The US sent 500,000 troops to Vietnam, and dropped more bombs than in Europe during the second World War, but lost nonetheless. Returning from Afghanistan last month, Jim McGovern, a Democrat congressman from Massachusetts, told the New York Times: “I have this sinking feeling in the pit of my stomach that we’re getting sucked into an endless war here.”

Mr Obama describes Afghanistan as a “necessary” war, as opposed to the “war of choice” in Iraq. Afghanistan has put the president at cross-purposes with his own politically liberal constituency. In a poll conducted by ABC last month, 70 per cent of Republicans supported Mr Obama’s Afghan policy, while 70 per cent of Democrats said the Afghan war has not been worth it.

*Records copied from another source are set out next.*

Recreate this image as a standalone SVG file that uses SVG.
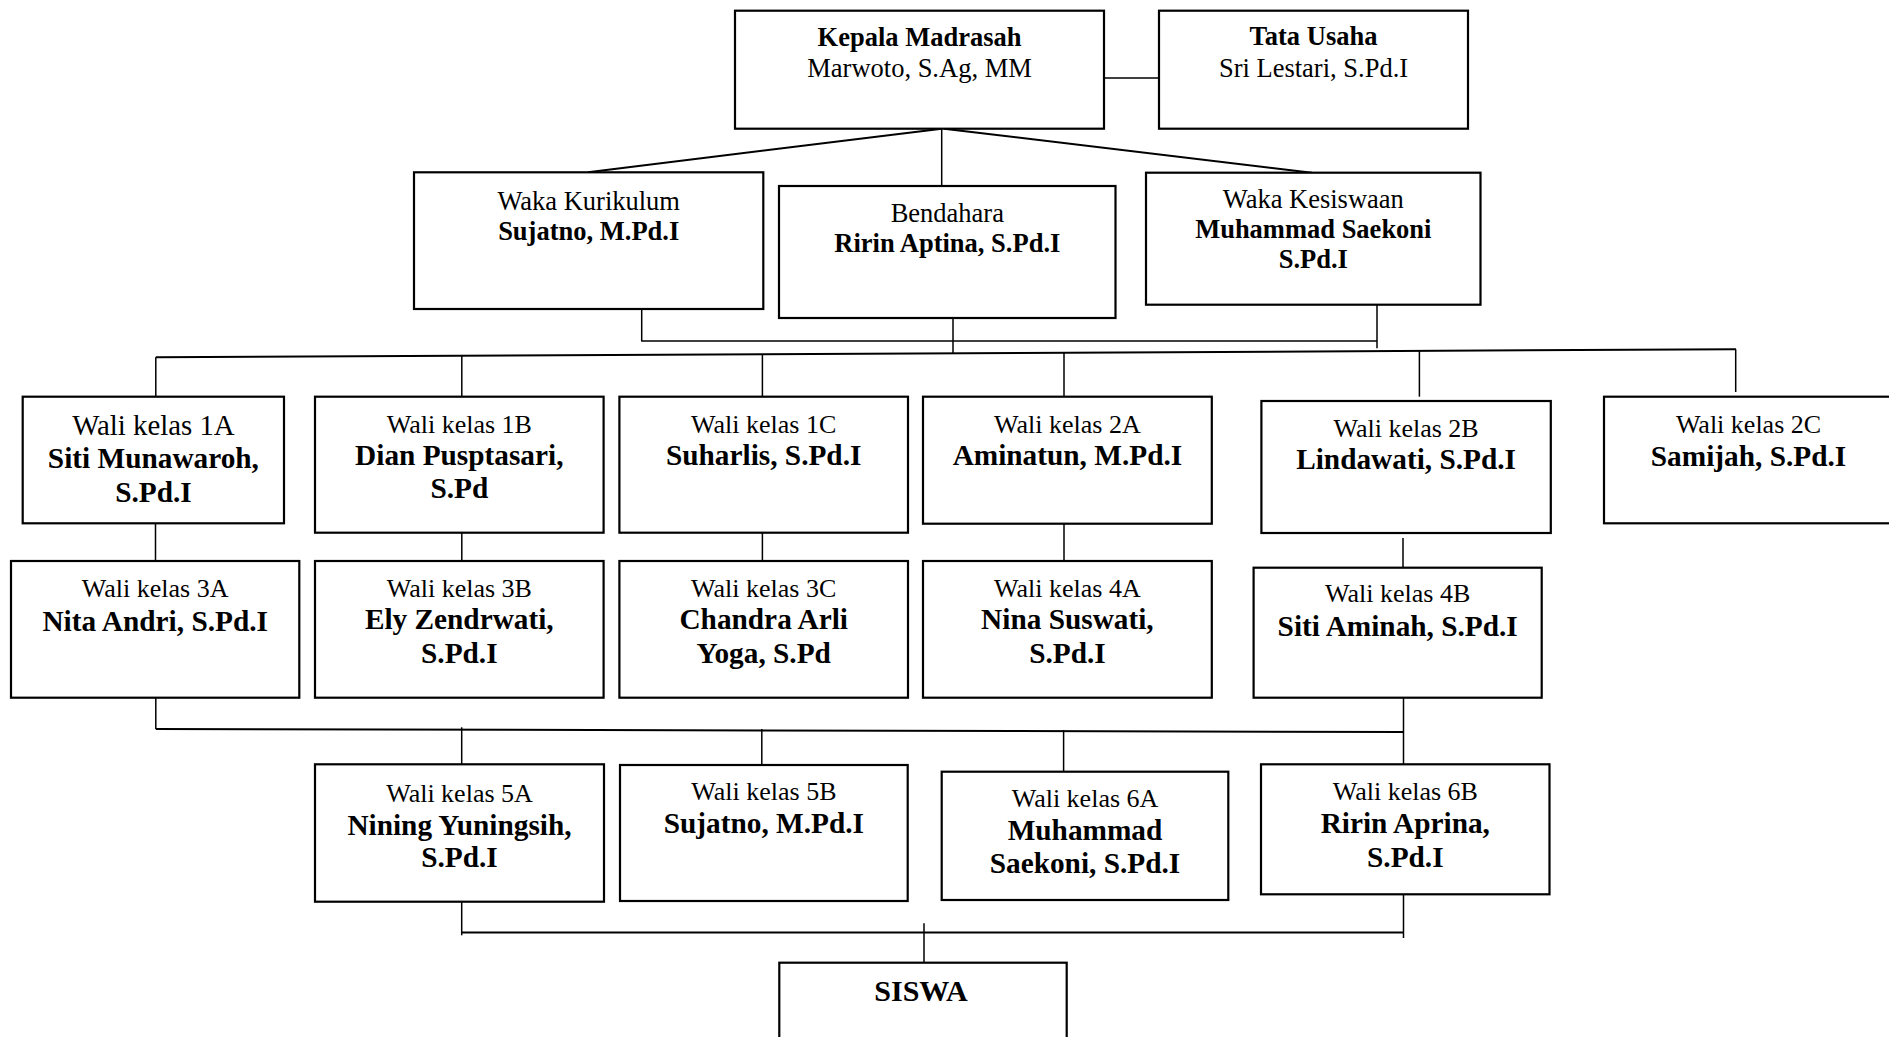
<svg xmlns="http://www.w3.org/2000/svg" width="1889" height="1037" viewBox="0 0 1889 1037">
<style>
rect{fill:#fff;stroke:#000;stroke-width:2.2}
.c line{stroke:#000;stroke-width:1.5}
.c .d{stroke-width:2}
text{font-family:"Liberation Serif","Times New Roman",serif;fill:#000;text-anchor:middle}
.t{font-size:26.5px}
.tb{font-size:26.5px;font-weight:bold}
.r{font-size:26px}
.b{font-size:29.3px;font-weight:bold}
</style>
<rect x="0" y="0" width="1889" height="1037" style="stroke:none"/>
<g class="c" id="connectors">
<line x1="1104" y1="78" x2="1159" y2="78"/>
<line class="d" x1="941.7" y1="128.7" x2="588" y2="172.3"/>
<line x1="941.7" y1="128.7" x2="941.7" y2="186"/>
<line class="d" x1="944" y1="128.7" x2="1312" y2="172.7"/>
<line x1="641.7" y1="305" x2="641.7" y2="341.5"/>
<line x1="641.7" y1="341" x2="1377" y2="341"/>
<line x1="1377" y1="304.7" x2="1377" y2="348.3"/>
<line x1="953" y1="318" x2="953" y2="353.3"/>
<line class="d" x1="155.8" y1="357.3" x2="1736" y2="349.3"/>
<line x1="155.8" y1="357.3" x2="155.8" y2="400"/>
<line x1="461.8" y1="355.7" x2="461.8" y2="400"/>
<line x1="762.4" y1="354.3" x2="762.4" y2="400"/>
<line x1="1064" y1="352.7" x2="1064" y2="400"/>
<line x1="1419.4" y1="350.9" x2="1419.4" y2="396.7"/>
<line x1="1735.7" y1="349.3" x2="1735.7" y2="392"/>
<line x1="155.5" y1="523.3" x2="155.5" y2="566.7"/>
<line x1="461.8" y1="523.3" x2="461.8" y2="566.7"/>
<line x1="762.4" y1="523.3" x2="762.4" y2="566.7"/>
<line x1="1064" y1="523.7" x2="1064" y2="566.7"/>
<line x1="1403" y1="538" x2="1403" y2="567.7"/>
<line x1="155.8" y1="688.3" x2="155.8" y2="729"/>
<line x1="1403.5" y1="688.3" x2="1403.5" y2="764.3"/>
<line class="d" x1="155.8" y1="729" x2="1403.5" y2="732"/>
<line x1="461.7" y1="727.3" x2="461.7" y2="771.7"/>
<line x1="761.8" y1="729" x2="761.8" y2="772.7"/>
<line x1="1063.6" y1="730" x2="1063.6" y2="771.7"/>
<line x1="461.7" y1="891.7" x2="461.7" y2="935.3"/>
<line class="d" x1="461.7" y1="932.6" x2="1403.5" y2="932.6"/>
<line x1="1403.5" y1="894.3" x2="1403.5" y2="938"/>
<line x1="924" y1="923.3" x2="924" y2="962.7"/>
</g>
<g id="kepala"><rect x="735" y="10.7" width="369" height="118"/>
<text class="tb" x="919.5" y="45.7">Kepala Madrasah</text><text class="t" x="919.5" y="77.3">Marwoto, S.Ag, MM</text></g>
<g id="tata-usaha"><rect x="1159" y="10.7" width="309" height="118"/>
<text class="tb" x="1313.5" y="45">Tata Usaha</text><text class="t" x="1313.5" y="76.7">Sri Lestari, S.Pd.I</text></g>
<g id="waka-kurikulum"><rect x="414" y="172.3" width="349.3" height="136.7"/>
<text class="t" x="588.7" y="210">Waka Kurikulum</text><text class="tb" x="588.7" y="240">Sujatno, M.Pd.I</text></g>
<g id="bendahara"><rect x="779" y="186" width="336.5" height="132"/>
<text class="t" x="947.3" y="221.7">Bendahara</text><text class="tb" x="947.3" y="252.3">Ririn Aptina, S.Pd.I</text></g>
<g id="waka-kesiswaan"><rect x="1146" y="172.7" width="334.5" height="132"/>
<text class="t" x="1313.3" y="208.3">Waka Kesiswaan</text><text class="tb" x="1313.3" y="238.3">Muhammad Saekoni</text><text class="tb" x="1313.3" y="268.3">S.Pd.I</text></g>
<g id="wali-1a"><rect x="22.7" y="396.7" width="261.3" height="126.6"/>
<text class="r" style="font-size:28.8px" x="153.4" y="435">Wali kelas 1A</text><text class="b" x="153.4" y="468.3">Siti Munawaroh,</text><text class="b" x="153.4" y="502">S.Pd.I</text></g>
<g id="wali-1b"><rect x="315" y="396.7" width="288.6" height="136"/>
<text class="r" x="459.3" y="432.7">Wali kelas 1B</text><text class="b" x="459.3" y="465">Dian Pusptasari,</text><text class="b" x="459.3" y="498.3">S.Pd</text></g>
<g id="wali-1c"><rect x="619.4" y="396.7" width="288.6" height="136"/>
<text class="r" x="763.7" y="432.7">Wali kelas 1C</text><text class="b" x="763.7" y="465">Suharlis, S.Pd.I</text></g>
<g id="wali-2a"><rect x="923" y="396.7" width="288.8" height="127"/>
<text class="r" x="1067.4" y="432.7">Wali kelas 2A</text><text class="b" x="1067.4" y="465">Aminatun, M.Pd.I</text></g>
<g id="wali-2b"><rect x="1261.4" y="401" width="289.4" height="132"/>
<text class="r" x="1406.1" y="436.7">Wali kelas 2B</text><text class="b" x="1406.1" y="469.3">Lindawati, S.Pd.I</text></g>
<g id="wali-2c"><rect x="1604" y="396.7" width="289" height="126.6"/>
<text class="r" x="1748.5" y="433.3">Wali kelas 2C</text><text class="b" x="1748.5" y="466">Samijah, S.Pd.I</text></g>
<g id="wali-3a"><rect x="11" y="561" width="288.3" height="136.7"/>
<text class="r" x="155.2" y="597.3">Wali kelas 3A</text><text class="b" x="155.2" y="630.7">Nita Andri, S.Pd.I</text></g>
<g id="wali-3b"><rect x="315" y="561" width="288.6" height="136.7"/>
<text class="r" x="459.3" y="596.7">Wali kelas 3B</text><text class="b" x="459.3" y="629.3">Ely Zendrwati,</text><text class="b" x="459.3" y="662.7">S.Pd.I</text></g>
<g id="wali-3c"><rect x="619.4" y="561" width="288.6" height="136.7"/>
<text class="r" x="763.7" y="596.7">Wali kelas 3C</text><text class="b" x="763.7" y="629.3">Chandra Arli</text><text class="b" x="763.7" y="662.7">Yoga, S.Pd</text></g>
<g id="wali-4a"><rect x="923" y="561" width="288.8" height="136.7"/>
<text class="r" x="1067.4" y="596.7">Wali kelas 4A</text><text class="b" x="1067.4" y="629.3">Nina Suswati,</text><text class="b" x="1067.4" y="662.7">S.Pd.I</text></g>
<g id="wali-4b"><rect x="1253.6" y="567.7" width="288.1" height="130"/>
<text class="r" x="1397.7" y="601.7">Wali kelas 4B</text><text class="b" x="1397.7" y="635.7">Siti Aminah, S.Pd.I</text></g>
<g id="wali-5a"><rect x="315" y="764.3" width="289" height="137.4"/>
<text class="r" x="459.5" y="801.7">Wali kelas 5A</text><text class="b" x="459.5" y="835">Nining Yuningsih,</text><text class="b" x="459.5" y="866.7">S.Pd.I</text></g>
<g id="wali-5b"><rect x="620" y="765" width="287.7" height="136"/>
<text class="r" x="763.9" y="800">Wali kelas 5B</text><text class="b" x="763.9" y="833.3">Sujatno, M.Pd.I</text></g>
<g id="wali-6a"><rect x="941.7" y="771.7" width="286.6" height="128.3"/>
<text class="r" x="1085" y="806.7">Wali kelas 6A</text><text class="b" x="1085" y="840">Muhammad</text><text class="b" x="1085" y="873.3">Saekoni, S.Pd.I</text></g>
<g id="wali-6b"><rect x="1261" y="764.3" width="288.5" height="130"/>
<text class="r" x="1405.3" y="800">Wali kelas 6B</text><text class="b" x="1405.3" y="833.3">Ririn Aprina,</text><text class="b" x="1405.3" y="866.7">S.Pd.I</text></g>
<g id="siswa"><rect x="779.3" y="962.7" width="287.4" height="80"/>
<text class="b" style="font-size:30px" x="921" y="1000.7">SISWA</text></g>
</svg>
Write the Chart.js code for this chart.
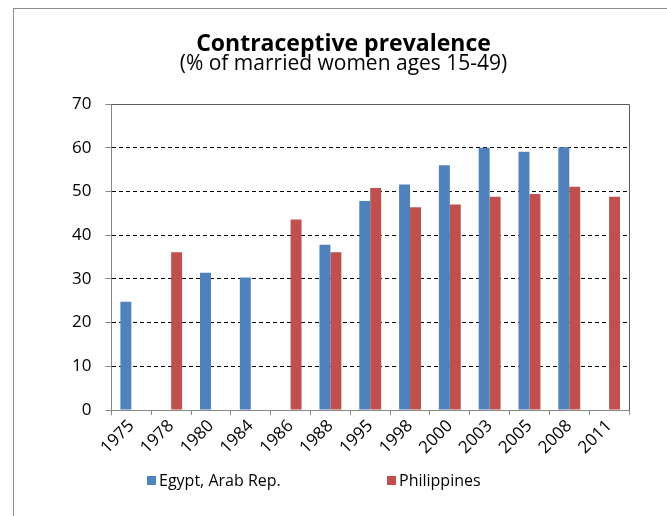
<!DOCTYPE html>
<html>
<head>
<meta charset="utf-8">
<script src="https://cdn.jsdelivr.net/npm/chart.js@4.4.1/dist/chart.umd.min.js"></script>
<style>
  html, body { margin: 0; padding: 0; background: #fff; }
  #wrap { position: relative; width: 667px; height: 516px; overflow: hidden; }
  #frame { position: absolute; left: 13px; top: 8px; width: 700px; height: 600px;
           border-top: 1px solid #8c8c8c; border-left: 1px solid #8c8c8c; }
  canvas { position: absolute; left: 0; top: 0; }
  #legend { position: absolute; top: 470px; left: 0; width: 667px; height: 20px;
            font: 16px "Open Sans", sans-serif; color: #000; }
  #legend .item { position: absolute; top: 0; white-space: nowrap; line-height: 20px; }
  #legend .box { display: inline-block; width: 9px; height: 9px; margin-right: 3px; vertical-align: 1px; }
</style>
</head>
<body>
<div id="wrap">
  <div id="frame"></div>
  <canvas id="chart" width="667" height="516"></canvas>
  <div id="legend"></div>
</div>
<script>
// data
const years = ['1975', '1978', '1980', '1984', '1986', '1988', '1995', '1998', '2000', '2003', '2005', '2008', '2011'];
const egypt = [24.8, null, 31.4, 30.3, null, 37.8, 47.8, 51.6, 56.0, 60.0, 59.1, 60.1, null];
const philippines = [null, 36.1, null, null, 43.6, 36.1, 50.8, 46.4, 47.0, 48.8, 49.4, 51.1, 48.8];
const yTicks = [0, 10, 20, 30, 40, 50, 60, 70];

const fontFamily = '"Open Sans", sans-serif';

// solid frame on top and right of the plot area, like the Excel original
const plotFrame = {
    id: 'plotFrame',
    afterDatasetsDraw(chart) {
        const a = chart.chartArea;
        const c = chart.ctx;
        c.save();
        c.strokeStyle = '#595959';
        c.lineWidth = 1;
        c.beginPath();
        c.moveTo(Math.round(a.left) + 0.5, Math.round(a.top) + 0.5);
        c.lineTo(Math.round(a.right) + 0.5, Math.round(a.top) + 0.5);
        c.lineTo(Math.round(a.right) + 0.5, Math.round(a.bottom) + 0.5);
        c.stroke();
        c.restore();
    }
};

const ctx = document.getElementById('chart');
const chart = new Chart(ctx.getContext('2d'), {
    type: 'bar',
    data: {
        labels: years,
        datasets: [
            {
                label: 'Egypt, Arab Rep.',
                data: egypt,
                backgroundColor: '#4F81BD',
                borderWidth: 0
            },
            {
                label: 'Philippines',
                data: philippines,
                backgroundColor: '#C0504D',
                borderWidth: 0
            }
        ]
    },
    options: {
        responsive: false,
        animation: false,
        devicePixelRatio: 1,
        layout: {
            padding: { left: 58, right: 38, top: 33, bottom: 57 }
        },
        datasets: {
            bar: {
                categoryPercentage: 0.55,
                barPercentage: 1
            }
        },
        plugins: {
            title: {
                display: true,
                text: 'Contraceptive prevalence',
                color: '#000',
                font: { family: fontFamily, size: 23, weight: 'bold', lineHeight: 1 },
                padding: { top: 0, bottom: -2 }
            },
            subtitle: {
                display: true,
                text: '(% of married women ages 15-49)',
                color: '#000',
                font: { family: fontFamily, size: 21, lineHeight: 1 },
                padding: { top: 0, bottom: 29 }
            },
            legend: { display: false },
            tooltip: { enabled: false }
        },
        scales: {
            x: {
                grid: {
                    display: true,
                    drawOnChartArea: false,
                    offset: true,
                    tickLength: 5,
                    tickColor: '#868686'
                },
                border: { color: '#868686' },
                ticks: {
                    color: '#000',
                    font: { family: fontFamily, size: 17 },
                    minRotation: 45,
                    maxRotation: 45,
                    padding: 1
                }
            },
            y: {
                min: 0,
                max: 70,
                afterBuildTicks(scale) {
                    scale.ticks = yTicks.map(v => ({ value: v }));
                },
                grid: {
                    color: c => (c.tick && c.tick.value === 0 ? 'transparent' : '#000'),
                    tickColor: '#868686',
                    tickLength: 6,
                    lineWidth: 1
                },
                border: {
                    color: '#868686',
                    dash: c => (c.tick && c.tick.value === 70 ? [] : [4, 3])
                },
                ticks: {
                    color: '#000',
                    font: { family: fontFamily, size: 17 },
                    padding: 14
                }
            }
        }
    },
    plugins: [plotFrame]
});

// legend laid out like the Excel one: two items spread across the bottom
const legendSpots = [147, 387];
const legend = document.getElementById('legend');
chart.data.datasets.forEach((ds, i) => {
    const item = document.createElement('span');
    item.className = 'item';
    item.style.left = legendSpots[i] + 'px';
    const box = document.createElement('span');
    box.className = 'box';
    box.style.background = ds.backgroundColor;
    item.appendChild(box);
    item.appendChild(document.createTextNode(ds.label));
    legend.appendChild(item);
});
</script>
</body>
</html>
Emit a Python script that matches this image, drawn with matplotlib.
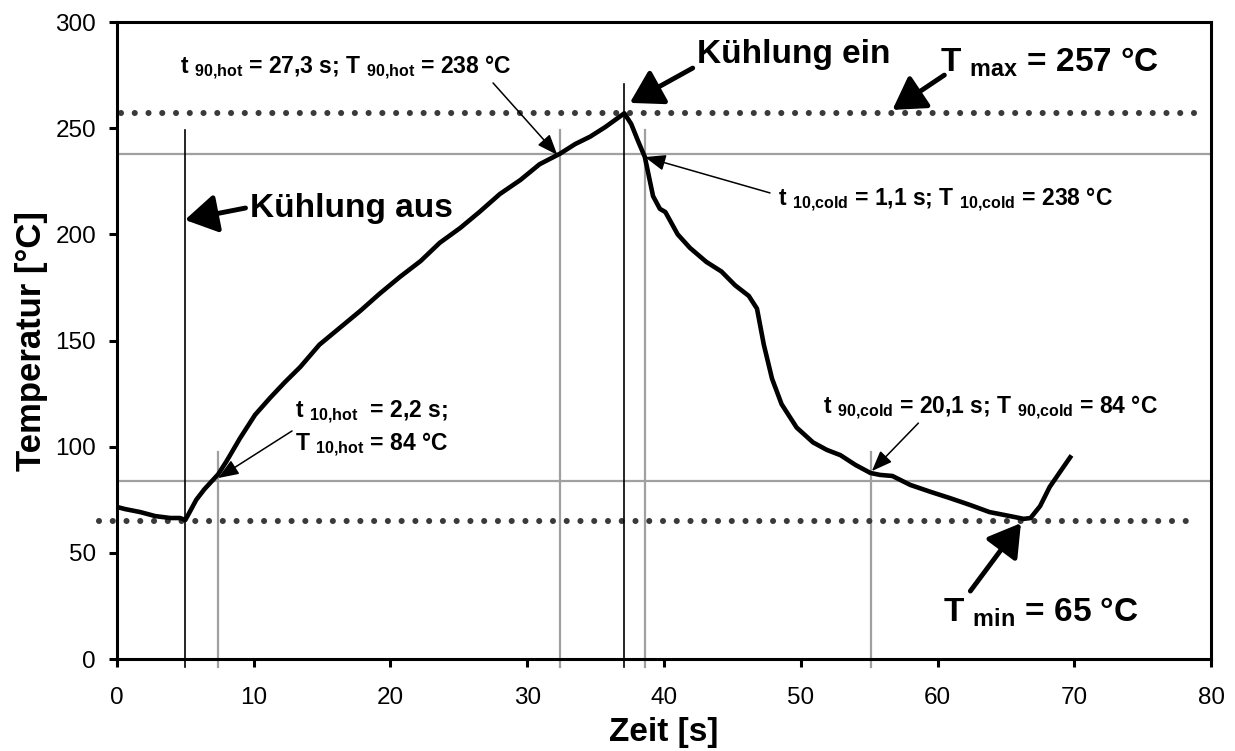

The question of troop levels has created tension between Mr Obama and military commanders. Yet White House press secretary Robert Gibbs seemed to indicate an increase was possible, telling journalists: “There’s broad agreement that, for many years, our effort in Afghanistan has been under-resourced politically, militarily and economically.” Mr Gibbs used the words “under-resourced” and “under-resource” a half-dozen times in his briefing.

In a much-remarked-upon piece in yesterday’s Washington Post, the conservative commentator George F Will broke ranks with Republicans, asserting the US should cut its losses in Afghanistan. Will quoted the British military historian Max Hastings saying the Kabul government controls at best one-third of the country and “‘Our’ Afghans may prove no more viable than were ‘our’ Vietnamese, the Saigon regime”.

Final results for Afghanistan’s presidential election are not yet available. The election was marred by fraud and Taliban violence.